-- START DATA SEGMENT --
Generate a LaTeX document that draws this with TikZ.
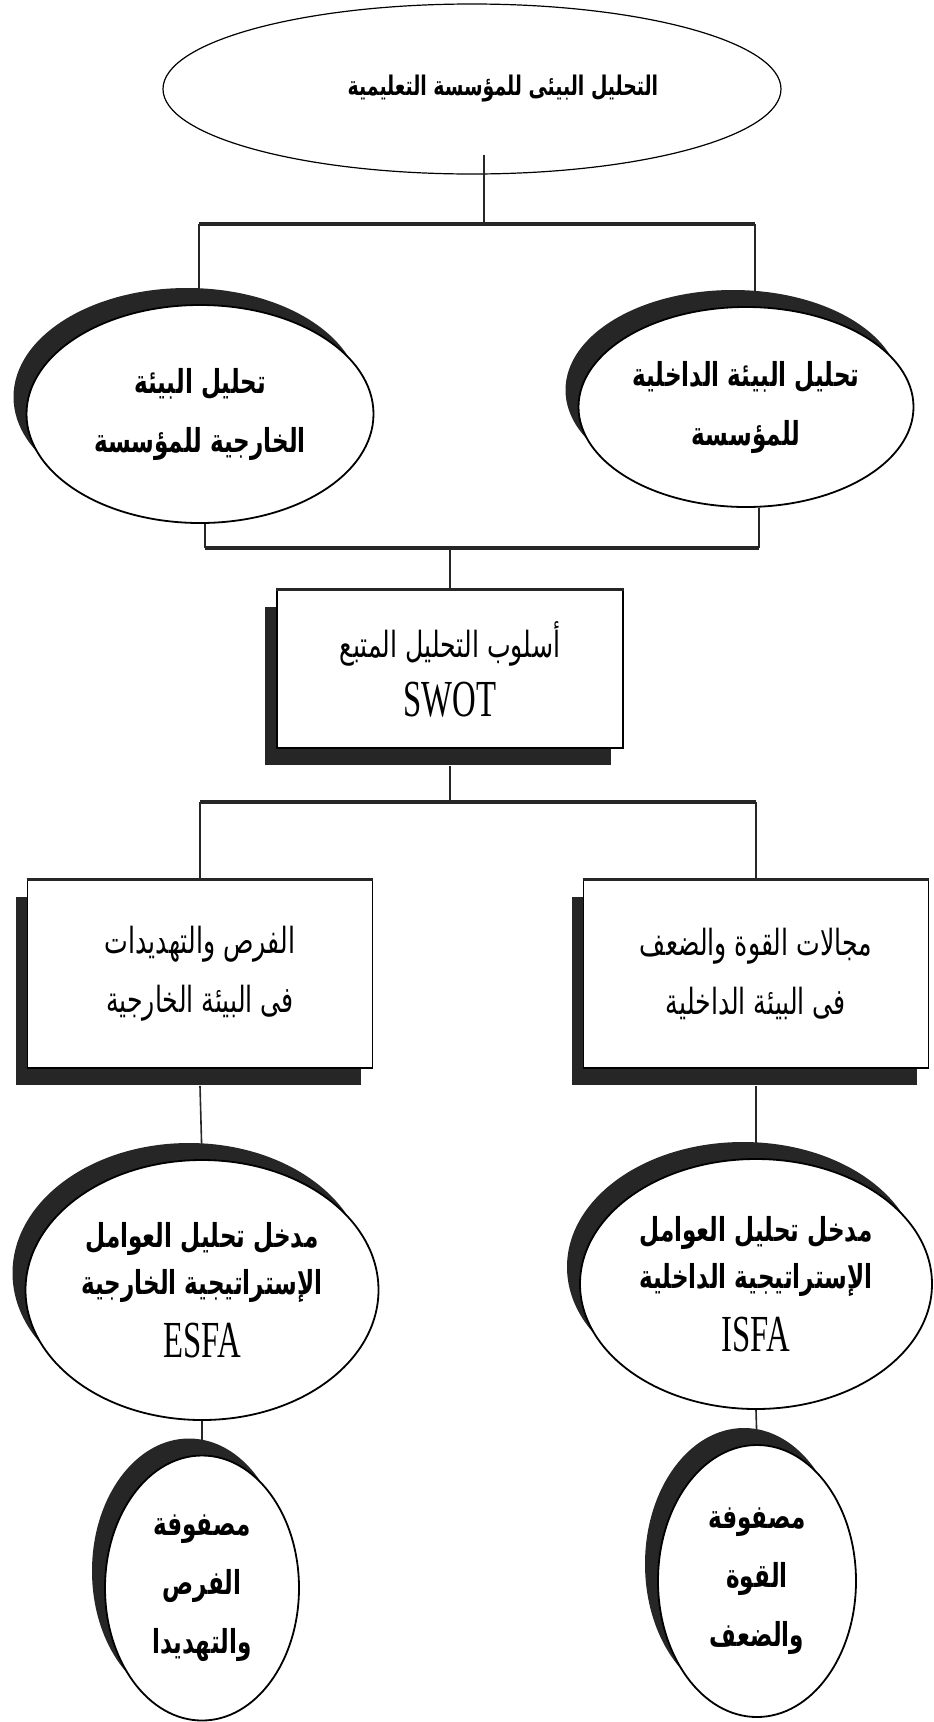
\documentclass[tikz,border=0pt]{standalone}
\usepackage{fontspec}
\usetikzlibrary{shapes.geometric,shadows}
\TeXXeTstate=1
\newfontfamily\arabicfont[Script=Arabic,FakeStretch=0.7]{DejaVu Sans}
\newfontfamily\swotfont[FakeStretch=0.63]{Liberation Serif}
\newcommand{\rl}[1]{\beginR #1\endR}
\newcommand{\lt}[1]{{\mdseries\swotfont\fontsize{52}{58}\selectfont #1}}

\begin{document}
\begin{tikzpicture}[x=1pt,y=-1pt,
    link/.style={line width=1.6pt, draw=black!85},
    bus/.style={line width=4.5pt, draw=black!85},
    boxtop/.style={line width=3.2pt, draw=black!85},
    plainoval/.style={ellipse, draw, line width=1.2pt, fill=white, align=center, inner sep=0pt},
    oval/.style={plainoval, line width=1.8pt, ovaltext,
        drop shadow={shadow xshift=-13pt, shadow yshift=17pt, fill=black!85, opacity=1}},
    panel/.style={rectangle, draw, line width=1.8pt, fill=white, align=center, inner sep=0pt, artext,
        drop shadow={shadow xshift=-12pt, shadow yshift=-17pt, fill=black!85, opacity=1}},
    artext/.style={font=\arabicfont\fontsize{36}{59}\selectfont},
    ovaltext/.style={font=\arabicfont\bfseries\fontsize{33}{59}\selectfont}]
            \useasboundingbox (0,0) rectangle (934,1722);

            % level 1
            \node[plainoval, minimum width=618pt, minimum height=170pt,
                font=\arabicfont\bfseries\fontsize{27}{30}\selectfont] (env) at (472,89)
                {\hspace*{62pt}\rl{التحليل البيئى للمؤسسة التعليمية}};

            % level 2
            \node[oval, minimum width=347pt, minimum height=218pt] (ext) at (200,414)
                {\rl{تحليل البيئة}\\\rl{الخارجية للمؤسسة}};
            \node[oval, minimum width=335pt, minimum height=200pt] (int) at (746,407)
                {\rl{تحليل البيئة الداخلية}\\\rl{للمؤسسة}};

            \coordinate (busa) at (484,224);
            \coordinate (busal) at (199,224);
            \coordinate (busar) at (755,224);
            \draw[link] ([yshift=20pt]env.south -| busa) -- (busa);
            \draw[bus] (busal) -- (busar);
            \draw[link] (busal) -- (busal |- ext.north);
            \draw[link] (busar) -- (busar |- int.north);

            % SWOT
            \node[panel, minimum width=346pt, minimum height=158pt] (swot) at (450,669)
                {\rl{أسلوب التحليل المتبع}\\\lt{SWOT}};
            \draw[boxtop] (swot.north west) -- (swot.north east);

            \coordinate (busbl) at (205,548);
            \coordinate (busbr) at (759,548);
            \draw[link] (ext.south -| busbl) -- (busbl);
            \draw[link] (int.south -| busbr) -- (busbr);
            \draw[bus] (busbl) -- (busbr);
            \draw[link] (swot.north |- busbl) -- (swot.north);

            % level 3
            \node[panel, minimum width=345pt, minimum height=188pt] (opp) at (200,974)
                {\rl{الفرص والتهديدات}\\\rl{فى البيئة الخارجية}};
            \node[panel, minimum width=345pt, minimum height=188pt] (str) at (756,974)
                {\rl{مجالات القوة والضعف}\\\rl{فى البيئة الداخلية}};
            \draw[boxtop] (opp.north west) -- (opp.north east);
            \draw[boxtop] (str.north west) -- (str.north east);

            \coordinate (busc) at (450,802);
            \draw[link] ([yshift=-17pt]swot.south) -- (busc);
            \draw[bus] (opp.north |- busc) -- (str.north |- busc);
            \draw[link] (opp.north |- busc) -- (opp.north);
            \draw[link] (str.north |- busc) -- (str.north);

            % level 4
            \node[oval, minimum width=353pt, minimum height=260pt] (esfa) at (202,1290)
                {\rl{مدخل تحليل العوامل}\\[-12pt]\rl{الإستراتيجية الخارجية}\\[4pt]\lt{ESFA}};
            \node[oval, minimum width=352pt, minimum height=250pt] (isfa) at (756,1284)
                {\rl{مدخل تحليل العوامل}\\[-12pt]\rl{الإستراتيجية الداخلية}\\[4pt]\lt{ISFA}};

            \draw[link] ([yshift=-17pt]opp.south) -- (esfa.north);
            \draw[link] ([yshift=-17pt]str.south) -- (isfa.north);

            % level 5
            \node[oval, minimum width=194pt, minimum height=265pt] (oppmat) at (202,1588)
                {\rl{مصفوفة}\\\rl{الفرص}\\\rl{والتهديدا}};
            \node[oval, minimum width=198pt, minimum height=272pt] (strmat) at (757,1581)
                {\rl{مصفوفة}\\\rl{القوة}\\\rl{والضعف}};

            \draw[link] (esfa.south) -- (oppmat.north);
            \draw[link] (isfa.south) -- (strmat.north);
        \end{tikzpicture}
\end{document}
-- END DATA SEGMENT --
• [WHAT IS REQUIRED] Return the material word for word. Pictures are not part of the copy.

• [REPLY]
Generate a LaTeX document that draws this with TikZ.
\documentclass[tikz,border=0pt]{standalone}
\usepackage{fontspec}
\usetikzlibrary{shapes.geometric,shadows}
\TeXXeTstate=1
\newfontfamily\arabicfont[Script=Arabic,FakeStretch=0.7]{DejaVu Sans}
\newfontfamily\swotfont[FakeStretch=0.63]{Liberation Serif}
\newcommand{\rl}[1]{\beginR #1\endR}
\newcommand{\lt}[1]{{\mdseries\swotfont\fontsize{52}{58}\selectfont #1}}

\begin{document}
\begin{tikzpicture}[x=1pt,y=-1pt,
    link/.style={line width=1.6pt, draw=black!85},
    bus/.style={line width=4.5pt, draw=black!85},
    boxtop/.style={line width=3.2pt, draw=black!85},
    plainoval/.style={ellipse, draw, line width=1.2pt, fill=white, align=center, inner sep=0pt},
    oval/.style={plainoval, line width=1.8pt, ovaltext,
        drop shadow={shadow xshift=-13pt, shadow yshift=17pt, fill=black!85, opacity=1}},
    panel/.style={rectangle, draw, line width=1.8pt, fill=white, align=center, inner sep=0pt, artext,
        drop shadow={shadow xshift=-12pt, shadow yshift=-17pt, fill=black!85, opacity=1}},
    artext/.style={font=\arabicfont\fontsize{36}{59}\selectfont},
    ovaltext/.style={font=\arabicfont\bfseries\fontsize{33}{59}\selectfont}]
            \useasboundingbox (0,0) rectangle (934,1722);

            % level 1
            \node[plainoval, minimum width=618pt, minimum height=170pt,
                font=\arabicfont\bfseries\fontsize{27}{30}\selectfont] (env) at (472,89)
                {\hspace*{62pt}\rl{التحليل البيئى للمؤسسة التعليمية}};

            % level 2
            \node[oval, minimum width=347pt, minimum height=218pt] (ext) at (200,414)
                {\rl{تحليل البيئة}\\\rl{الخارجية للمؤسسة}};
            \node[oval, minimum width=335pt, minimum height=200pt] (int) at (746,407)
                {\rl{تحليل البيئة الداخلية}\\\rl{للمؤسسة}};

            \coordinate (busa) at (484,224);
            \coordinate (busal) at (199,224);
            \coordinate (busar) at (755,224);
            \draw[link] ([yshift=20pt]env.south -| busa) -- (busa);
            \draw[bus] (busal) -- (busar);
            \draw[link] (busal) -- (busal |- ext.north);
            \draw[link] (busar) -- (busar |- int.north);

            % SWOT
            \node[panel, minimum width=346pt, minimum height=158pt] (swot) at (450,669)
                {\rl{أسلوب التحليل المتبع}\\\lt{SWOT}};
            \draw[boxtop] (swot.north west) -- (swot.north east);

            \coordinate (busbl) at (205,548);
            \coordinate (busbr) at (759,548);
            \draw[link] (ext.south -| busbl) -- (busbl);
            \draw[link] (int.south -| busbr) -- (busbr);
            \draw[bus] (busbl) -- (busbr);
            \draw[link] (swot.north |- busbl) -- (swot.north);

            % level 3
            \node[panel, minimum width=345pt, minimum height=188pt] (opp) at (200,974)
                {\rl{الفرص والتهديدات}\\\rl{فى البيئة الخارجية}};
            \node[panel, minimum width=345pt, minimum height=188pt] (str) at (756,974)
                {\rl{مجالات القوة والضعف}\\\rl{فى البيئة الداخلية}};
            \draw[boxtop] (opp.north west) -- (opp.north east);
            \draw[boxtop] (str.north west) -- (str.north east);

            \coordinate (busc) at (450,802);
            \draw[link] ([yshift=-17pt]swot.south) -- (busc);
            \draw[bus] (opp.north |- busc) -- (str.north |- busc);
            \draw[link] (opp.north |- busc) -- (opp.north);
            \draw[link] (str.north |- busc) -- (str.north);

            % level 4
            \node[oval, minimum width=353pt, minimum height=260pt] (esfa) at (202,1290)
                {\rl{مدخل تحليل العوامل}\\[-12pt]\rl{الإستراتيجية الخارجية}\\[4pt]\lt{ESFA}};
            \node[oval, minimum width=352pt, minimum height=250pt] (isfa) at (756,1284)
                {\rl{مدخل تحليل العوامل}\\[-12pt]\rl{الإستراتيجية الداخلية}\\[4pt]\lt{ISFA}};

            \draw[link] ([yshift=-17pt]opp.south) -- (esfa.north);
            \draw[link] ([yshift=-17pt]str.south) -- (isfa.north);

            % level 5
            \node[oval, minimum width=194pt, minimum height=265pt] (oppmat) at (202,1588)
                {\rl{مصفوفة}\\\rl{الفرص}\\\rl{والتهديدا}};
            \node[oval, minimum width=198pt, minimum height=272pt] (strmat) at (757,1581)
                {\rl{مصفوفة}\\\rl{القوة}\\\rl{والضعف}};

            \draw[link] (esfa.south) -- (oppmat.north);
            \draw[link] (isfa.south) -- (strmat.north);
        \end{tikzpicture}
\end{document}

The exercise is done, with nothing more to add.